[Given instruction]: Examine each line of the data. Copy those that contain the string "Reproduce".

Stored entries
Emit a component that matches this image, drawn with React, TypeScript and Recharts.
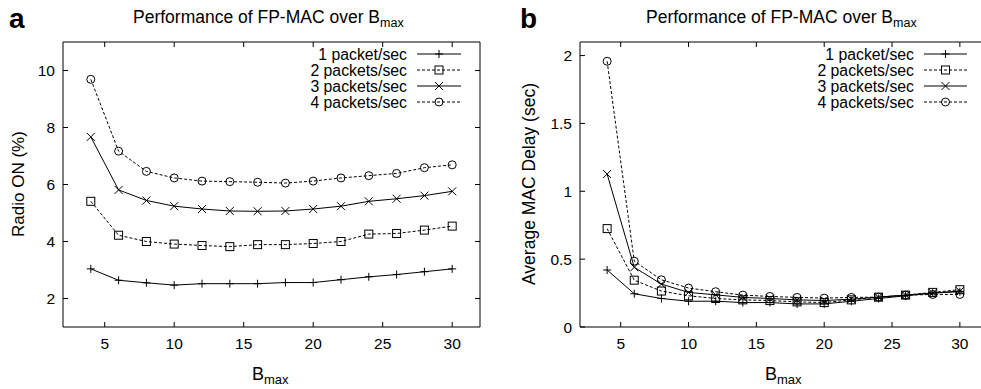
import React from 'react';
import { LineChart, Line, XAxis, YAxis, ReferenceArea } from 'recharts';

// B_max values (x axis)
const bMax = [4, 6, 8, 10, 12, 14, 16, 18, 20, 22, 24, 26, 28, 30];

// panel a: Radio ON (%)
const radioOn1 = [3.04, 2.64, 2.55, 2.47, 2.52, 2.52, 2.52, 2.56, 2.56, 2.66, 2.76, 2.84, 2.94, 3.04];
const radioOn2 = [5.41, 4.22, 4.0, 3.91, 3.86, 3.82, 3.89, 3.89, 3.93, 4.0, 4.26, 4.28, 4.4, 4.54];
const radioOn3 = [7.67, 5.81, 5.44, 5.24, 5.14, 5.07, 5.06, 5.07, 5.14, 5.24, 5.41, 5.5, 5.61, 5.76];
const radioOn4 = [9.69, 7.17, 6.46, 6.23, 6.12, 6.1, 6.08, 6.05, 6.12, 6.23, 6.31, 6.39, 6.59, 6.69];

// panel b: Average MAC delay (sec)
const delay1 = [0.42, 0.245, 0.21, 0.19, 0.19, 0.18, 0.18, 0.17, 0.17, 0.19, 0.21, 0.23, 0.25, 0.26];
const delay2 = [0.725, 0.345, 0.265, 0.23, 0.21, 0.2, 0.195, 0.185, 0.18, 0.2, 0.22, 0.235, 0.255, 0.275];
const delay3 = [1.127, 0.44, 0.316, 0.255, 0.237, 0.218, 0.21, 0.2, 0.195, 0.205, 0.22, 0.235, 0.25, 0.265];
const delay4 = [1.958, 0.485, 0.348, 0.287, 0.26, 0.235, 0.225, 0.218, 0.213, 0.218, 0.22, 0.235, 0.24, 0.24];

const seriesNames = ['1 packet/sec', '2 packets/sec', '3 packets/sec', '4 packets/sec'];
const markerKinds = ['plus', 'square', 'cross', 'circle'];
const dashed = [false, true, false, true];

const xTicks = [5, 10, 15, 20, 25, 30];
const radioTicks = [2, 4, 6, 8, 10];
const delayTicks = [0, 0.5, 1, 1.5, 2];

const radioData = bMax.map((b, i) => ({ b, s1: radioOn1[i], s2: radioOn2[i], s3: radioOn3[i], s4: radioOn4[i] }));
const delayData = bMax.map((b, i) => ({ b, s1: delay1[i], s2: delay2[i], s3: delay3[i], s4: delay4[i] }));

const FONT = '"Liberation Sans", Arial, Helvetica, sans-serif';
const PLOT_TOP = 42;
const PLOT_BOTTOM = 327;
const TICK = 5;

function Marker({ cx, cy, kind }: { cx: number; cy: number; kind: string }) {
  const s = 4;
  const common = { stroke: '#000', strokeWidth: 1, fill: 'none' };
  if (kind === 'plus') {
    return (
      <g>
        <line x1={cx - s} x2={cx + s} y1={cy} y2={cy} {...common} />
        <line x1={cx} x2={cx} y1={cy - s} y2={cy + s} {...common} />
      </g>
    );
  }
  if (kind === 'cross') {
    return (
      <g>
        <line x1={cx - s} x2={cx + s} y1={cy - s} y2={cy + s} {...common} />
        <line x1={cx - s} x2={cx + s} y1={cy + s} y2={cy - s} {...common} />
      </g>
    );
  }
  if (kind === 'square') {
    return <rect x={cx - s} y={cy - s} width={2 * s} height={2 * s} {...common} />;
  }
  return <circle cx={cx} cy={cy} r={s} {...common} />;
}

const dotFor = (kind: string) => (p: any) =>
  <Marker key={`${kind}-${p.index}`} cx={p.cx} cy={p.cy} kind={kind} />;

// gnuplot-like ticks: inward on both sides of the box
const makeXTick = () => (p: any) => (
  <g>
    <line x1={p.x} x2={p.x} y1={PLOT_BOTTOM} y2={PLOT_BOTTOM - TICK} stroke="#000" />
    <line x1={p.x} x2={p.x} y1={PLOT_TOP} y2={PLOT_TOP + TICK} stroke="#000" />
    <text x={p.x} y={349} textAnchor="middle" fontSize={15.5} fontFamily={FONT} fill="#000">
      {p.payload.value}
    </text>
  </g>
);

const makeYTick = (left: number, right: number) => (p: any) => (
  <g>
    <line x1={left} x2={left + TICK} y1={p.y} y2={p.y} stroke="#000" />
    <line x1={right} x2={right - TICK} y1={p.y} y2={p.y} stroke="#000" />
    <text x={left - 8} y={p.y + 5.5} textAnchor="end" fontSize={15.5} fontFamily={FONT} fill="#000">
      {p.payload.value}
    </text>
  </g>
);

function Panel({ data, yDomain, yTicks, yWidth, width }: any) {
  const left = yWidth;
  const right = width - 10;
  return (
    <LineChart width={width} height={389} data={data} margin={{ top: PLOT_TOP, right: 10, left: 0, bottom: 0 }}>
      <XAxis
        dataKey="b"
        type="number"
        domain={[2, 32]}
        ticks={xTicks}
        height={389 - PLOT_BOTTOM - PLOT_TOP + PLOT_TOP}
        axisLine={false}
        tickLine={false}
        tick={makeXTick()}
        allowDataOverflow
      />
      <YAxis
        type="number"
        domain={yDomain}
        ticks={yTicks}
        width={yWidth}
        axisLine={false}
        tickLine={false}
        tick={makeYTick(left, right)}
        allowDataOverflow
      />
      <ReferenceArea x1={2} x2={32} y1={yDomain[0]} y2={yDomain[1]} fill="none" stroke="#000" strokeWidth={1} />
      {['s1', 's2', 's3', 's4'].map((k, i) => (
        <Line
          key={k}
          dataKey={k}
          type="linear"
          stroke="#000"
          strokeWidth={1}
          strokeDasharray={dashed[i] ? '3 2' : undefined}
          dot={dotFor(markerKinds[i])}
          activeDot={false}
          isAnimationActive={false}
        />
      ))}
    </LineChart>
  );
}

function LegendBlock({ textRight, lineLeft, lineRight }: { textRight: number; lineLeft: number; lineRight: number }) {
  const mid = (lineLeft + lineRight) / 2;
  return (
    <g>
      {seriesNames.map((name, i) => {
        const cy = 54 + i * 16;
        return (
          <g key={name}>
            <text x={textRight} y={cy + 5.5} textAnchor="end" fontSize={15.8} fontFamily={FONT} fill="#000">
              {name}
            </text>
            <line
              x1={lineLeft}
              x2={lineRight}
              y1={cy}
              y2={cy}
              stroke="#000"
              strokeWidth={1}
              strokeDasharray={dashed[i] ? '3 2' : undefined}
            />
            <Marker cx={mid} cy={cy} kind={markerKinds[i]} />
          </g>
        );
      })}
    </g>
  );
}

function Title({ x, text }: { x: number; text: string }) {
  return (
    <text x={x} y={23} fontSize={17.5} fontFamily={FONT} fill="#000">
      {text}
      <tspan fontSize={12.5} dy={4}>max</tspan>
    </text>
  );
}

function XLabel({ x }: { x: number }) {
  return (
    <text x={x} y={380} fontSize={18} fontFamily={FONT} fill="#000">
      B<tspan fontSize={13} dy={4}>max</tspan>
    </text>
  );
}

export default function App() {
  return (
    <div
      style={{
        position: 'absolute',
        left: 0,
        top: 0,
        width: 981,
        height: 389,
        overflow: 'hidden',
        background: '#fff',
        fontFamily: FONT,
      }}
    >
      <div style={{ position: 'absolute', left: 0, top: 0 }}>
        <Panel data={radioData} yDomain={[1, 11]} yTicks={radioTicks} yWidth={63} width={490} />
      </div>
      <div style={{ position: 'absolute', left: 490, top: 0 }}>
        <Panel data={delayData} yDomain={[0, 2.1]} yTicks={delayTicks} yWidth={90} width={507} />
      </div>
      <svg width={981} height={389} style={{ position: 'absolute', left: 0, top: 0, pointerEvents: 'none' }}>
        <text x={9} y={28} fontSize={28} fontWeight="bold" fontFamily={FONT} fill="#000">a</text>
        <text x={520} y={28} fontSize={28} fontWeight="bold" fontFamily={FONT} fill="#000">b</text>
        <Title x={133} text="Performance of FP-MAC over B" />
        <Title x={646} text="Performance of FP-MAC over B" />
        <XLabel x={252} />
        <XLabel x={765} />
        <text transform="translate(24,184) rotate(-90)" textAnchor="middle" fontSize={17} fontFamily={FONT} fill="#000">
          Radio ON (%)
        </text>
        <text transform="translate(535,184) rotate(-90)" textAnchor="middle" fontSize={17.5} fontFamily={FONT} fill="#000">
          Average MAC Delay (sec)
        </text>
        <LegendBlock textRight={407} lineLeft={417} lineRight={461} />
        <LegendBlock textRight={914} lineLeft={924} lineRight={967} />
      </svg>
    </div>
  );
}
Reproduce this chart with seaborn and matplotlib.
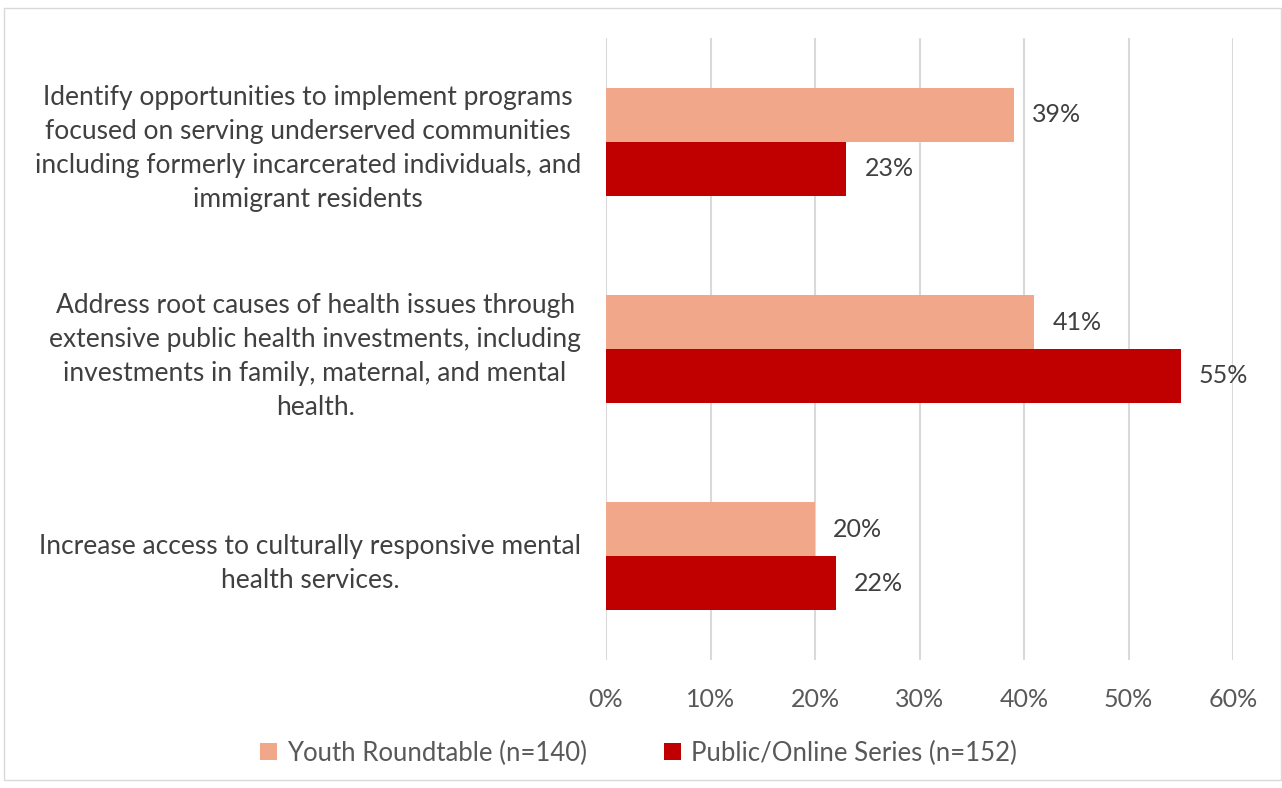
import pandas as pd
import numpy as np
import matplotlib.pyplot as plt
import seaborn as sns
from matplotlib.patches import Rectangle

categories = [
    "Identify opportunities to implement programs\nfocused on serving underserved communities\nincluding formerly incarcerated individuals, and\nimmigrant residents",
    "Address root causes of health issues through\nextensive public health investments, including\ninvestments in family, maternal, and mental\nhealth.",
    "Increase access to culturally responsive mental\nhealth services.",
]
series = ["Youth Roundtable (n=140)", "Public/Online Series (n=152)"]
youth = [39, 41, 20]
public = [23, 55, 22]
colors = ["#f1a78a", "#c00000"]
xticks = [0, 10, 20, 30, 40, 50, 60]

data = pd.DataFrame({
    "category": categories * 2,
    "group": [series[0]] * 3 + [series[1]] * 3,
    "value": youth + public,
})

sns.set_style("white")
plt.rcParams["font.family"] = ["Lato", "DejaVu Sans"]

fig = plt.figure(figsize=(12.82, 7.88), dpi=100)
ax = fig.add_axes([0.4727, 0.1624, 0.4891, 0.7894])

sns.barplot(data=data, x="value", y="category", hue="group", orient="h",
            palette=colors, saturation=1, width=0.52, linewidth=0,
            ax=ax, legend=True)

for c in ax.containers:
    ax.bar_label(c, labels=[f"{v:.0f}%" for v in c.datavalues], padding=13,
                 fontsize=18, color="#404040")

ax.set_xlim(0, 60)
ax.set_ylim(2.5, -0.5)
ax.set_xticks(xticks)
ax.set_xticklabels([f"{t}%" for t in xticks], fontsize=18, color="#595959")
ax.tick_params(axis="x", length=0, pad=20)
ax.tick_params(axis="y", length=0, pad=18)
for lab in ax.get_yticklabels():
    lab.set_fontsize(19)
    lab.set_color("#404040")
    lab.set_multialignment("center")
    lab.set_linespacing(1.45)
ax.set_xlabel("")
ax.set_ylabel("")
ax.grid(axis="x", color="#d9d9d9", linewidth=1.5)
ax.set_axisbelow(True)
for s in ax.spines.values():
    s.set_visible(False)

handles, labels = ax.get_legend_handles_labels()
ax.get_legend().remove()
fig.legend(handles, labels, loc="center", bbox_to_anchor=(0.498, 0.044), ncol=2,
           frameon=False, fontsize=18.5, labelcolor="#595959", handlelength=0.65,
           handleheight=0.65, handletextpad=0.4, columnspacing=3.0)

fig.patches.append(Rectangle((4 / 1282, 8 / 788), 1 - 5 / 1282, 1 - 16 / 788,
                             transform=fig.transFigure, fill=False,
                             edgecolor="#d9d9d9", linewidth=1))

fig.savefig("out.png", dpi=100)
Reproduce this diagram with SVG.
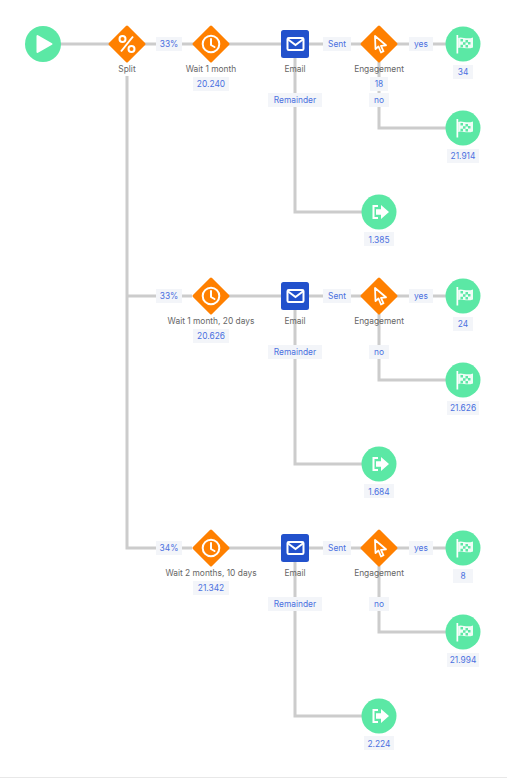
<svg xmlns="http://www.w3.org/2000/svg" width="507" height="778" viewBox="0 0 507 778">
<style>
text{font-family:Inter,"Open Sans","Liberation Sans",sans-serif;font-size:8.4px;text-anchor:middle}
.t{fill:#666}
.l{fill:#4a70e0}
.b{fill:#f3f5f9}
.c{fill:none;stroke:#ccc;stroke-width:3}
.g{fill:#5be8a5}
.o{fill:#ff8000;stroke:#ff8000;stroke-width:3;stroke-linejoin:round}
.e{fill:#2251cc}
.w{fill:#fff}
.s{fill:none;stroke:#fff;stroke-width:2}
</style>
<defs>
<g id="clock"><path class="o" d="M0-17 17 0 0 17-17 0Z"/><circle class="s" r="8.300"/><path class="s" stroke-linecap="round" stroke-linejoin="round" stroke-width="1.700" d="M0-5V1L3.500 3"/></g>
<g id="click"><path class="o" d="M0-17 17 0 0 17-17 0Z"/><path fill="none" stroke="#fff" stroke-width="1.800" stroke-linejoin="round" d="M-4-8 -3.500 5 -.5 2.500 2 8.500 4.500 7.300 2 1.800 7 1.300Z"/></g>
<g id="mail"><rect class="e" x="-14" y="-14" width="28" height="28" rx="2.500"/><rect class="s" x="-7.500" y="-6" width="16" height="12" rx="1.200"/><path class="s" d="M-7.500-5 .5 1 8.500-5"/></g>
<g id="flag"><circle class="g" r="17.500"/><path class="w" d="M-6.500-9H-4.800V9.500H-6.500Z"/><path class="w" opacity=".9" d="M-4.800-6C-1-8 3-4 10-6.500V3.500C3 6-1 2-4.800 4Z"/><path fill="#5be8a5" d="M-2.500-5h2.500v2.500h-2.500zM2.500-4h2.500v2.500h-2.500zM0-1.800h2.500V.7H0zM5-2h2.500v2.500H5zM-2.500 .7h2.500v2.500h-2.500zM2.500 1h2.500v2.500h-2.500z"/></g>
<g id="exit"><circle class="g" r="17.500"/><path class="s" stroke-width="2.200" d="M-1-6H-5.500V6H-1"/><path class="w" d="M-3-2.800H2V-7L10 0 2 7V2.800H-3Z"/></g>
</defs>
<rect x="0" y="0" width="507" height="778" fill="#fff"/>
<path d="M0 777.500H507" stroke="#e8e8e8" stroke-width="1"/>
<g id="connectors">
<path class="c" d="M60 44H446"/>
<path class="c" d="M127 76V548H192"/>
<path class="c" d="M127 296H192"/>
<path class="c" d="M295 58V212H362"/>
<path class="c" d="M379 62V128H446"/>
<path class="c" d="M211 296H446"/>
<path class="c" d="M295 310V464H362"/>
<path class="c" d="M379 314V380H446"/>
<path class="c" d="M211 548H446"/>
<path class="c" d="M295 562V716H362"/>
<path class="c" d="M379 566V632H446"/>
</g>
<g id="start"><circle class="g" cx="43" cy="44" r="18"/><path class="w" stroke="#fff" stroke-width="2" stroke-linejoin="round" d="M37.500 36V52L51.500 44Z"/></g>
<g id="split"><path class="o" transform="translate(127 44)" d="M0-17 17 0 0 17-17 0Z"/><circle class="s" cx="122.500" cy="39" r="3"/><circle class="s" cx="131.500" cy="49" r="3"/><path class="s" stroke-width="2.200" d="M133 36.500 121 51.500"/><text class="t" x="127" y="72">Split</text></g>

<g id="row1-pct"><rect class="b" x="156" y="37" width="26" height="14"/><text class="l" x="169" y="47">33%</text></g>
<g id="row1-wait"><use href="#clock" x="211" y="44"/><text class="t" x="211" y="72">Wait 1 month</text><rect class="b" x="193" y="77" width="36" height="14"/><text class="l" x="211" y="87">20.240</text></g>
<g id="row1-email"><use href="#mail" x="295" y="44"/><text class="t" x="295" y="72">Email</text></g>
<g id="row1-sent"><rect class="b" x="323" y="37" width="28" height="14"/><text class="l" x="337" y="47">Sent</text></g>
<g id="row1-remainder"><rect class="b" x="268" y="93" width="54" height="14"/><text class="l" x="295" y="103">Remainder</text></g>
<g id="row1-engagement"><use href="#click" x="379" y="44"/><text class="t" x="379" y="72">Engagement</text><rect class="b" x="370" y="77" width="18" height="14"/><text class="l" x="379" y="87">18</text></g>
<g id="row1-yes"><rect class="b" x="409" y="37" width="24" height="14"/><text class="l" x="421" y="47">yes</text></g>
<g id="row1-no"><rect class="b" x="369" y="93" width="20" height="14"/><text class="l" x="379" y="103">no</text></g>
<g id="row1-goal"><use href="#flag" x="463" y="44"/><rect class="b" x="453" y="65" width="20" height="14"/><text class="l" x="463" y="75">34</text></g>
<g id="row1-goal2"><use href="#flag" x="463" y="128"/><rect class="b" x="447" y="149" width="32" height="14"/><text class="l" x="463" y="159">21.914</text></g>
<g id="row1-exit"><use href="#exit" x="379" y="212"/><rect class="b" x="364" y="232" width="30" height="14"/><text class="l" x="379" y="243">1.385</text></g>

<g id="row2-pct"><rect class="b" x="156" y="289" width="26" height="14"/><text class="l" x="169" y="299">33%</text></g>
<g id="row2-wait"><use href="#clock" x="211" y="296"/><text class="t" x="211" y="324">Wait 1 month, 20 days</text><rect class="b" x="193" y="329" width="36" height="14"/><text class="l" x="211" y="339">20.626</text></g>
<g id="row2-email"><use href="#mail" x="295" y="296"/><text class="t" x="295" y="324">Email</text></g>
<g id="row2-sent"><rect class="b" x="323" y="289" width="28" height="14"/><text class="l" x="337" y="299">Sent</text></g>
<g id="row2-remainder"><rect class="b" x="268" y="345" width="54" height="14"/><text class="l" x="295" y="355">Remainder</text></g>
<g id="row2-engagement"><use href="#click" x="379" y="296"/><text class="t" x="379" y="324">Engagement</text></g>
<g id="row2-yes"><rect class="b" x="409" y="289" width="24" height="14"/><text class="l" x="421" y="299">yes</text></g>
<g id="row2-no"><rect class="b" x="369" y="345" width="20" height="14"/><text class="l" x="379" y="355">no</text></g>
<g id="row2-goal"><use href="#flag" x="463" y="296"/><rect class="b" x="453" y="317" width="20" height="14"/><text class="l" x="463" y="327">24</text></g>
<g id="row2-goal2"><use href="#flag" x="463" y="380"/><rect class="b" x="447" y="401" width="32" height="14"/><text class="l" x="463" y="411">21.626</text></g>
<g id="row2-exit"><use href="#exit" x="379" y="464"/><rect class="b" x="364" y="484" width="30" height="14"/><text class="l" x="379" y="495">1.684</text></g>

<g id="row3-pct"><rect class="b" x="156" y="541" width="26" height="14"/><text class="l" x="169" y="551">34%</text></g>
<g id="row3-wait"><use href="#clock" x="211" y="548"/><text class="t" x="211" y="576">Wait 2 months, 10 days</text><rect class="b" x="193" y="581" width="36" height="14"/><text class="l" x="211" y="591">21.342</text></g>
<g id="row3-email"><use href="#mail" x="295" y="548"/><text class="t" x="295" y="576">Email</text></g>
<g id="row3-sent"><rect class="b" x="323" y="541" width="28" height="14"/><text class="l" x="337" y="551">Sent</text></g>
<g id="row3-remainder"><rect class="b" x="268" y="597" width="54" height="14"/><text class="l" x="295" y="607">Remainder</text></g>
<g id="row3-engagement"><use href="#click" x="379" y="548"/><text class="t" x="379" y="576">Engagement</text></g>
<g id="row3-yes"><rect class="b" x="409" y="541" width="24" height="14"/><text class="l" x="421" y="551">yes</text></g>
<g id="row3-no"><rect class="b" x="369" y="597" width="20" height="14"/><text class="l" x="379" y="607">no</text></g>
<g id="row3-goal"><use href="#flag" x="463" y="548"/><rect class="b" x="453" y="569" width="20" height="14"/><text class="l" x="463" y="579">8</text></g>
<g id="row3-goal2"><use href="#flag" x="463" y="632"/><rect class="b" x="447" y="653" width="32" height="14"/><text class="l" x="463" y="663">21.994</text></g>
<g id="row3-exit"><use href="#exit" x="379" y="716"/><rect class="b" x="364" y="736" width="30" height="14"/><text class="l" x="379" y="747">2.224</text></g>
</svg>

[Written solution]:
Reproduce this chart with seaborn and matplotlib.
Reproduce this diagram with SVG.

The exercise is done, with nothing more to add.